The panino con tonno di Favignana is the same shape as any tuna roll and an entirely different sandwich, because the fish is the prized bluefin worked on the Sicilian island of Favignana, and here the quality of the tuna and its oil is the lead rather than an afterthought. The cut that matters is the ventresca, the fatty belly, the richest and most marbled part of the fish, packed under good oil so it stays succulent. Where ordinary tinned tuna is dense and salt-forward, Favignana belly is soft, fat-laced, and almost buttery, with a clean depth that does not need correcting.

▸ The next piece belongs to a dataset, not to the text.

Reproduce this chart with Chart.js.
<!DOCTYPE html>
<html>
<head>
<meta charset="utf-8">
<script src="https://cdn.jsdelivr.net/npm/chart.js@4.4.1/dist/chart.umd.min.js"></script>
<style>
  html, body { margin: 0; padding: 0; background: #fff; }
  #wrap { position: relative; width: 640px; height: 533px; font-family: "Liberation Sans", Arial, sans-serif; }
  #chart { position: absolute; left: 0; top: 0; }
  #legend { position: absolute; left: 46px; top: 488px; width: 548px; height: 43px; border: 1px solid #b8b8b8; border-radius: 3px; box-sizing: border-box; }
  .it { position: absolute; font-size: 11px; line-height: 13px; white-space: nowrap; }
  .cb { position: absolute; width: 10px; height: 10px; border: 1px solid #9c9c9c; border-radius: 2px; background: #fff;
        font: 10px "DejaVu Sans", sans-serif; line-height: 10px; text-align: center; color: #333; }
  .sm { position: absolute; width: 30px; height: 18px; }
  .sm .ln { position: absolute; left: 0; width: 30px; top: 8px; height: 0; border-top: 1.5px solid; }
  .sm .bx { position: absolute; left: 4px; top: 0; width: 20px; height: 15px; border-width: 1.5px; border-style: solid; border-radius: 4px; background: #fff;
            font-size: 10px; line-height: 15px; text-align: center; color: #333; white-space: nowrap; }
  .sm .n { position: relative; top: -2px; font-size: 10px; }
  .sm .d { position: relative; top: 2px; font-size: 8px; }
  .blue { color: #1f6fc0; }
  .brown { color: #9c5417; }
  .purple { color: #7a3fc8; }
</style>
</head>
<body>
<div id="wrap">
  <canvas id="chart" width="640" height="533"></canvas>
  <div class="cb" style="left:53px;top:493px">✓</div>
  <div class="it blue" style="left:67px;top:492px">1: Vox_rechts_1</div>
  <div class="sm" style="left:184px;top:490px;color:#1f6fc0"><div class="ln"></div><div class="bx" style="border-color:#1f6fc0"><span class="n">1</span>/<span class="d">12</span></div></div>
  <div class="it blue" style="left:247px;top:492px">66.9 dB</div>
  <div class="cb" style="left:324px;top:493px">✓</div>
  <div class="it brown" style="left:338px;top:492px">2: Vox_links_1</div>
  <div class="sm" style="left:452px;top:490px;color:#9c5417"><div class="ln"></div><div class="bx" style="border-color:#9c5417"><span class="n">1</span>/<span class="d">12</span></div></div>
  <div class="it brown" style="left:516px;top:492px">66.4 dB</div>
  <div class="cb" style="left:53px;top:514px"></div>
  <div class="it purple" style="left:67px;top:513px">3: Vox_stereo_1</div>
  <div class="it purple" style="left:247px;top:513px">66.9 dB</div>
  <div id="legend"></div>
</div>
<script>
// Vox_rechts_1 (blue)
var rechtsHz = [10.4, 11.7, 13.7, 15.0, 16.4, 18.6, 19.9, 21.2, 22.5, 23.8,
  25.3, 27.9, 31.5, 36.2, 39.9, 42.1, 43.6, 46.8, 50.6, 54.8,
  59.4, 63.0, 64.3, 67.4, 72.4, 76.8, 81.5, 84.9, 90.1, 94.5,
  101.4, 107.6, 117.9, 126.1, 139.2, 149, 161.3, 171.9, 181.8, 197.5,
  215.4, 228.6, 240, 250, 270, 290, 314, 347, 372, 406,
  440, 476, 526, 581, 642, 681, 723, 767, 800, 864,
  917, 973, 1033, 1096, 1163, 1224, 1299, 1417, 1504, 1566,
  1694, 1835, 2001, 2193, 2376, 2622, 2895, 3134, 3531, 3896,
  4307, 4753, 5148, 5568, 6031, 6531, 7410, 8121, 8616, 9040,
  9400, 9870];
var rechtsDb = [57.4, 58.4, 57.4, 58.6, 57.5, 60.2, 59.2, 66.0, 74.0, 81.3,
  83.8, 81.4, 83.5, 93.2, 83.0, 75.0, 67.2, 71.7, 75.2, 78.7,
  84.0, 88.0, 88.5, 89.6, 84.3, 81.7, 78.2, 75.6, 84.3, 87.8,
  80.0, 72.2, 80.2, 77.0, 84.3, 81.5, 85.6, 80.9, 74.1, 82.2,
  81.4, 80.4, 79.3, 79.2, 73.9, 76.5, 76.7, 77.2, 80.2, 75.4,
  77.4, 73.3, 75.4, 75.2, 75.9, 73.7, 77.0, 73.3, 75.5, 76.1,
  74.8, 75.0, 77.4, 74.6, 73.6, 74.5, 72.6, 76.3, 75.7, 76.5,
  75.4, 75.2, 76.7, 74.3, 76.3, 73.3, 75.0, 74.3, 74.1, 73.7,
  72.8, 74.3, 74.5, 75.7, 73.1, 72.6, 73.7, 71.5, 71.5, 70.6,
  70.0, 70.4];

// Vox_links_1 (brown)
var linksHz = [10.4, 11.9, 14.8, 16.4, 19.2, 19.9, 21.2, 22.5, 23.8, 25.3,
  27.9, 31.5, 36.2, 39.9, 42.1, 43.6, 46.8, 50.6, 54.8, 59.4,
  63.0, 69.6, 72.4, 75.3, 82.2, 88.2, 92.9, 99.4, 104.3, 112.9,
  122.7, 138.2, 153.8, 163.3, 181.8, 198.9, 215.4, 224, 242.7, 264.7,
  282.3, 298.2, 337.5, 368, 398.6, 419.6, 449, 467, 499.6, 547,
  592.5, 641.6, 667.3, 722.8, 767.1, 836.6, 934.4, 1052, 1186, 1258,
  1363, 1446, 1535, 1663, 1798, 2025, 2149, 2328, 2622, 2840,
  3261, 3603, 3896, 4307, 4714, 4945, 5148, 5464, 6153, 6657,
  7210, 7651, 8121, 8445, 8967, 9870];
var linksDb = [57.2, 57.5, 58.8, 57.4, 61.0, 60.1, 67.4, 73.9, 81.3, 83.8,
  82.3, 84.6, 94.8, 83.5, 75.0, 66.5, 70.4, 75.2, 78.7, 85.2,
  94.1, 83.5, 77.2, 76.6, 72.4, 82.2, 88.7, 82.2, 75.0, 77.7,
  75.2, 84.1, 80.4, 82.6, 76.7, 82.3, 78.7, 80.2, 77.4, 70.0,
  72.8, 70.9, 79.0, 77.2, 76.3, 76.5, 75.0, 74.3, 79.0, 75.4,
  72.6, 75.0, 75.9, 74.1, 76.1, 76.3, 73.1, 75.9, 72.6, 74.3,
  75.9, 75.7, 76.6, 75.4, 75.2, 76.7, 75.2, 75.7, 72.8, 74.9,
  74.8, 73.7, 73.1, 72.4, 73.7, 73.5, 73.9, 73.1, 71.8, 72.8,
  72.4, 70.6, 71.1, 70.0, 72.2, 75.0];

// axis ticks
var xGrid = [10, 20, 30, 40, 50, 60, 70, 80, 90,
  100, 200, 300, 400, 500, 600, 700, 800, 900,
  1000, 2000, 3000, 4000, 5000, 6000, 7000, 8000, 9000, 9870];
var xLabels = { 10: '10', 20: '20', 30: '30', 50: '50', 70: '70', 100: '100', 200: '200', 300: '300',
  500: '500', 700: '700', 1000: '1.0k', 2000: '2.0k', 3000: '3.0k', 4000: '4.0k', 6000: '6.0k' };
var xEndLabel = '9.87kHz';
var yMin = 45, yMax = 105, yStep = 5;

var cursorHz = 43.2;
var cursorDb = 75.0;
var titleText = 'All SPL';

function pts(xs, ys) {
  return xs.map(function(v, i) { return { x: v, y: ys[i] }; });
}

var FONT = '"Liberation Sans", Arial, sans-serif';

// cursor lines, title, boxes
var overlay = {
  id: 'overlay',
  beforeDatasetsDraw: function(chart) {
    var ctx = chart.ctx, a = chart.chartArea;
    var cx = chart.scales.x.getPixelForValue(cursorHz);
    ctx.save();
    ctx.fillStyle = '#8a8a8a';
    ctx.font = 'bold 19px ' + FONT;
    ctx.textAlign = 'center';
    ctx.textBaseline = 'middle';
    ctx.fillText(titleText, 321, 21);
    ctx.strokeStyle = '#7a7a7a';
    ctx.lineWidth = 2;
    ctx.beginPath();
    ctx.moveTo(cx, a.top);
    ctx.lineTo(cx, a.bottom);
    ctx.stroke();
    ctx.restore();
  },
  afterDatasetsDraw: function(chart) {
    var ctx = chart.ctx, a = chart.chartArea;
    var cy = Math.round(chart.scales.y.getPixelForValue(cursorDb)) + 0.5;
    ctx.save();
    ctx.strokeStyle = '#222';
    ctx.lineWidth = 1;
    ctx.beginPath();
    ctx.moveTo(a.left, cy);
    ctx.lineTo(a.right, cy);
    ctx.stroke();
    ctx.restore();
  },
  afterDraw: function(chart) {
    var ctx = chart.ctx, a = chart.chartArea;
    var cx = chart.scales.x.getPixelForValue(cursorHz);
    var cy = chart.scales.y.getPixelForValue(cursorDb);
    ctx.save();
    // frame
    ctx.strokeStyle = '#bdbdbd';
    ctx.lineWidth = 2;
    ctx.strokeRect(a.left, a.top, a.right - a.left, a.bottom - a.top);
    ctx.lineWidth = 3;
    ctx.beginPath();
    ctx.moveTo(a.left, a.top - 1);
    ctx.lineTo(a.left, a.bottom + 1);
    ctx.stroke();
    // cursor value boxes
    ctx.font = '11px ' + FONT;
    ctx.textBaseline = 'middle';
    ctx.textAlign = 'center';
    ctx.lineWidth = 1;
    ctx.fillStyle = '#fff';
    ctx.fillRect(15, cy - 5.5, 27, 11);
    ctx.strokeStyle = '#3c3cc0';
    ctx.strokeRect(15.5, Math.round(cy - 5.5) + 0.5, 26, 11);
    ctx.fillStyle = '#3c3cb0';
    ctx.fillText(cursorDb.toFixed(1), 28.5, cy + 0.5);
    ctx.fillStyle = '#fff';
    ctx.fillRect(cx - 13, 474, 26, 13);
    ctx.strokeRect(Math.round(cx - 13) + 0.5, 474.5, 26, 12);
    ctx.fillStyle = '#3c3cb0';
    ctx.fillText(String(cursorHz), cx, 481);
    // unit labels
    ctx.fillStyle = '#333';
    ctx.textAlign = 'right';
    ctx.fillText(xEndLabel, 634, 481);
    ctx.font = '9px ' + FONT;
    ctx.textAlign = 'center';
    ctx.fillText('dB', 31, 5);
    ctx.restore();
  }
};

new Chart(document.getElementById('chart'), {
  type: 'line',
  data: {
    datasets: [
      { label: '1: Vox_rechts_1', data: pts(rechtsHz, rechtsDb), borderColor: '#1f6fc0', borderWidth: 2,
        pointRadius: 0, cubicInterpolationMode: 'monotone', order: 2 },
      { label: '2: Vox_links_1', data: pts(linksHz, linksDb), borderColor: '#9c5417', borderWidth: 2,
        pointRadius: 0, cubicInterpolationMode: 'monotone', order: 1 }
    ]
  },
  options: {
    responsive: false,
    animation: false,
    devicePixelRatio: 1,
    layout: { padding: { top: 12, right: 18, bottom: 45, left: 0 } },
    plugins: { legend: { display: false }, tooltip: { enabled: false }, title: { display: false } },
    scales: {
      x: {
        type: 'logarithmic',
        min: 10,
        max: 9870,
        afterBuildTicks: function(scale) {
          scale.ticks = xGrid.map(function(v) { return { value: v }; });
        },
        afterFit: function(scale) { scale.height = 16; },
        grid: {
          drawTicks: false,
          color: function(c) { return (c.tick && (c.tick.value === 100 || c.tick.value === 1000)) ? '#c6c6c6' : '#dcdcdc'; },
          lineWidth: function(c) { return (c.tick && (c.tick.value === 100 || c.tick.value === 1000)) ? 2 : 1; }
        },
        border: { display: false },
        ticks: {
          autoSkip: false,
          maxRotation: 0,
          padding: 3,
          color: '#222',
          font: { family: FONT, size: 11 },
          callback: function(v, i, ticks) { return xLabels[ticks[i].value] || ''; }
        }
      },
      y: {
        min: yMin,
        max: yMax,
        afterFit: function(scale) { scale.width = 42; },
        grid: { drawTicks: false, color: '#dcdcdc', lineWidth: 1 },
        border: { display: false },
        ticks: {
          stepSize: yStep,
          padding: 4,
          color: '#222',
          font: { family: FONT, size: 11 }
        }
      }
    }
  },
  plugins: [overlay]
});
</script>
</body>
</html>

The sandwich exists to frame that single ingredient and to add as little as possible around it.

The craft is the restraint that an expensive fish demands. The ventresca is lifted out in whole pieces, never flaked small or mashed, because breaking it up wastes the texture that is the entire reason to use it; it is laid on the bread in generous slabs and left intact. A plain crusted roll or a piece of unsalted bread is chosen so nothing argues with the fish, and the oil clinging to the tuna is the only dressing the sandwich needs. Where a base tuna roll leans on capers or onion to cut a one-note saltiness, this one does the opposite: it strips away anything that would mask the fat and the cure, perhaps a thread of raw oil and a few grains of salt, and stops there. Built and eaten soon, at room temperature so the belly fat reads softest, it is one of the few Italian fish sandwiches where the filling is the production and the bread is a deliberate blank.

The variations stay close and Sicilian: the version with a slice of tomato for acid, the one dressed only with lemon and oil, the build that pairs the belly with a single sharp green. Each is a small adjustment around the same prized fish, and each deserves its own article rather than being crowded in here.